Streaming MUST NOT be conflated with early commitment. A consumer that hashes incrementally MUST still defer any externally-observable filesystem effect (writes to any location reachable from outside the package manager's private state) until step 9 has succeeded per §3.5.3.

§5.3.3 Failure conditions

The following conditions MUST cause a consumer to reject a package as unverified:

  1. The package contains no .peipkg/signature entry, AND the consumer's trust policy for the originating repository requires signed packages.
  2. The .peipkg/signature entry is not the last named entry in the tar archive.
  3. The signature envelope JSON does not parse.
  4. The signature envelope's schema_version is not 1.
  5. The signature envelope's algorithm is not recognised by the consumer.
  6. The signature envelope's key_fingerprint does not match any public key in the trust set scoped to the originating repository.
  7. The cryptographic verification of the signature against the signed bytes fails.

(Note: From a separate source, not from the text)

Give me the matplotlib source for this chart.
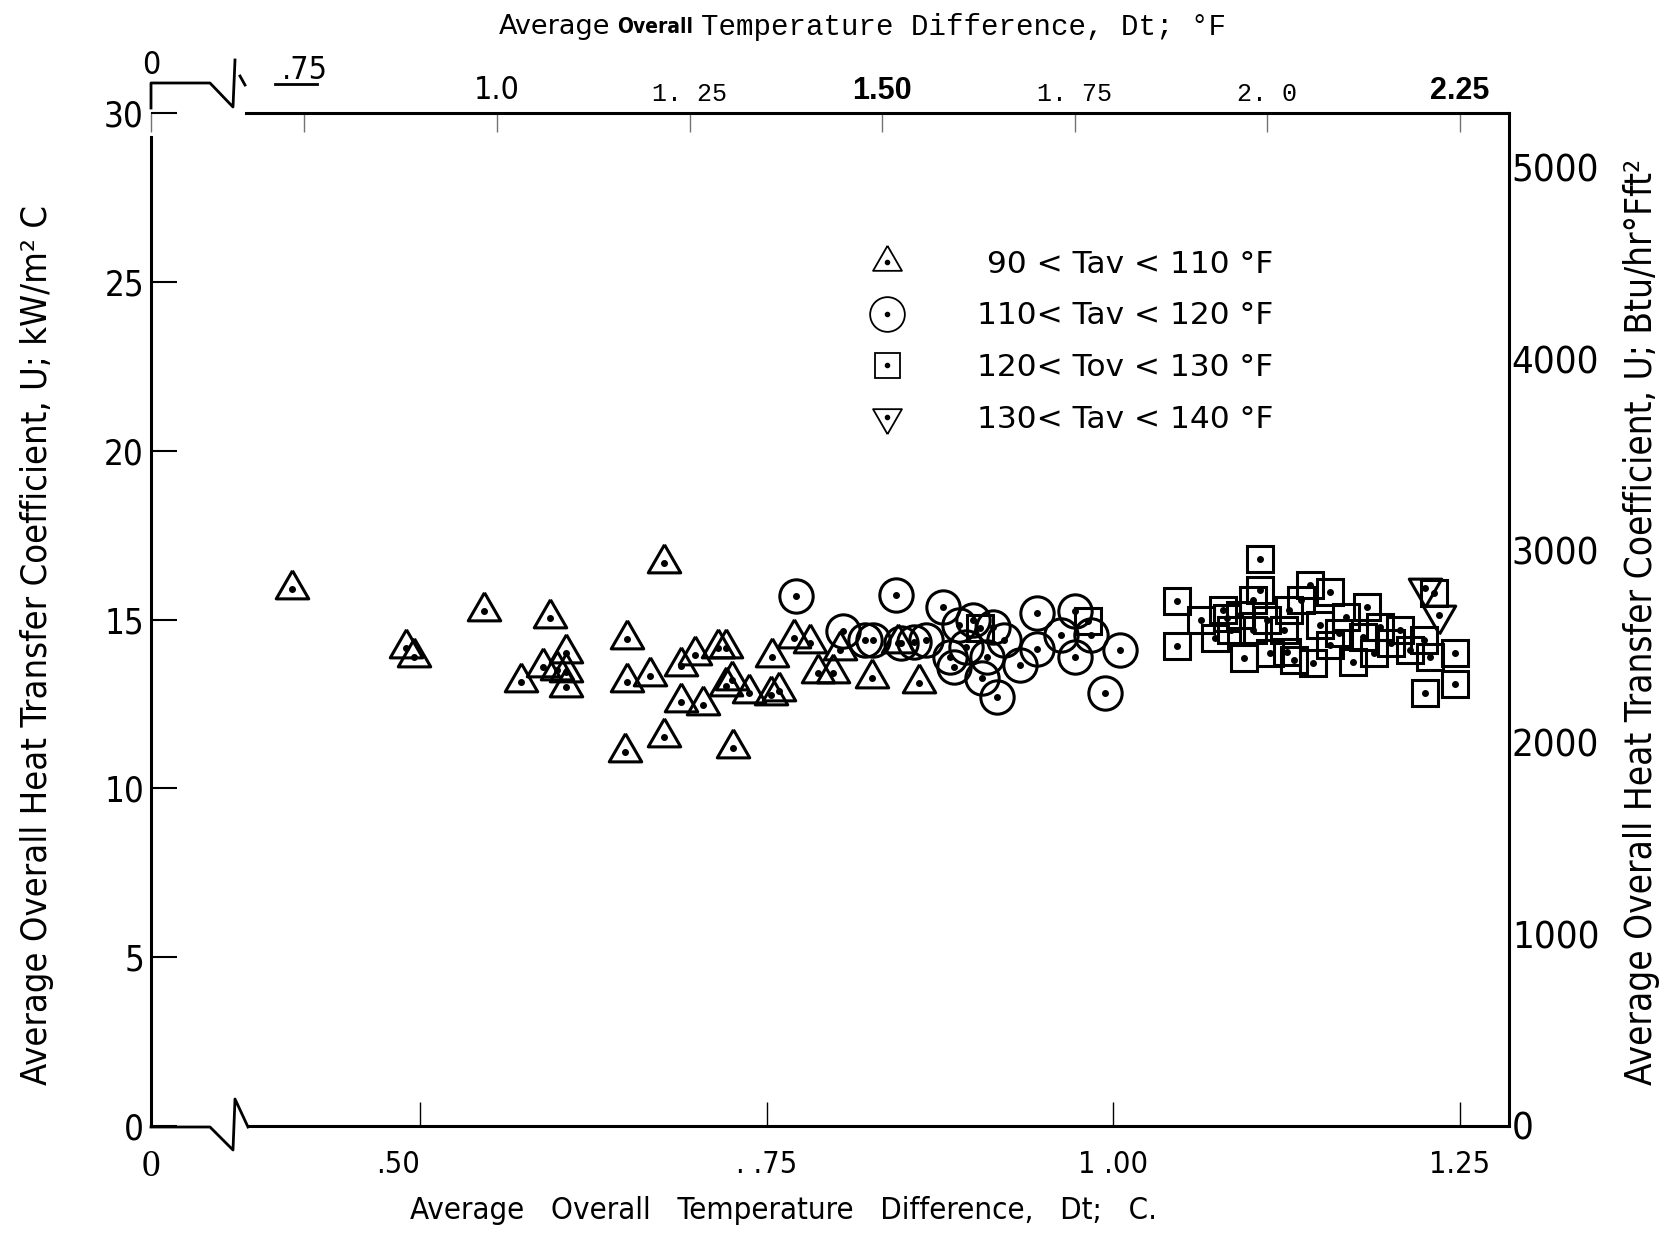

A rejected package MUST NOT be installed. The consumer MUST report which condition triggered the rejection.

§5.3.4 What verification proves

A successfully verified package signature establishes:

  • Integrity: the bytes of the tar archive (preceding the signature entry) have not been altered since signing.
  • Authenticity: the signer had access to the private key corresponding to the trusted public key at the time of signing.

Verification does NOT establish:

  • That the signed bytes encode meaningful content. The consumer MUST still parse and validate the manifest, files manifest, and per-file integrity (§3.5).
  • That the signing party intended the package's contents to be installed in any particular system. Trust in the signing party is the operator's responsibility, expressed by including the key in the trust set.
  • That the package's content is free of bugs, malicious behavior, or compatibility issues with the target system. Signing certifies provenance, not safety.

§5.3.5 Verification and integrity

Successful signature verification implies that the entire signed payload is intact. This includes the manifest, the files manifest, and the payload entries.

Subsequent per-file integrity checks (§3.5.3) defend against errors during extraction, on-disk tampering, or storage corruption between extraction and use. Without per-file verification, signature verification alone cannot detect post-extraction corruption.

The two verification levels (signature + per-file hashes) together provide end-to-end integrity from signing to installed state.

§5.3.6 Replay and substitution

Signature verification by itself does not prevent replay attacks (an attacker substituting an older, validly-signed package for a newer one). Defence against substitution is provided by:

  • The repository index (§6.2), which is itself signed and declares the current authoritative version of each package.
  • The hash of each package recorded in the index, which binds a specific signed package file to that index entry.

A consumer MUST consult the repository index and verify the package's hash against the index before accepting the package, even if its signature verifies (§3.5.3).

ⓘ Informative
An old signed package whose signature still validates against a still-trusted key would otherwise be indistinguishable from the current package. The index's per-package hash binds "what's current" to "this exact file", closing the substitution gap.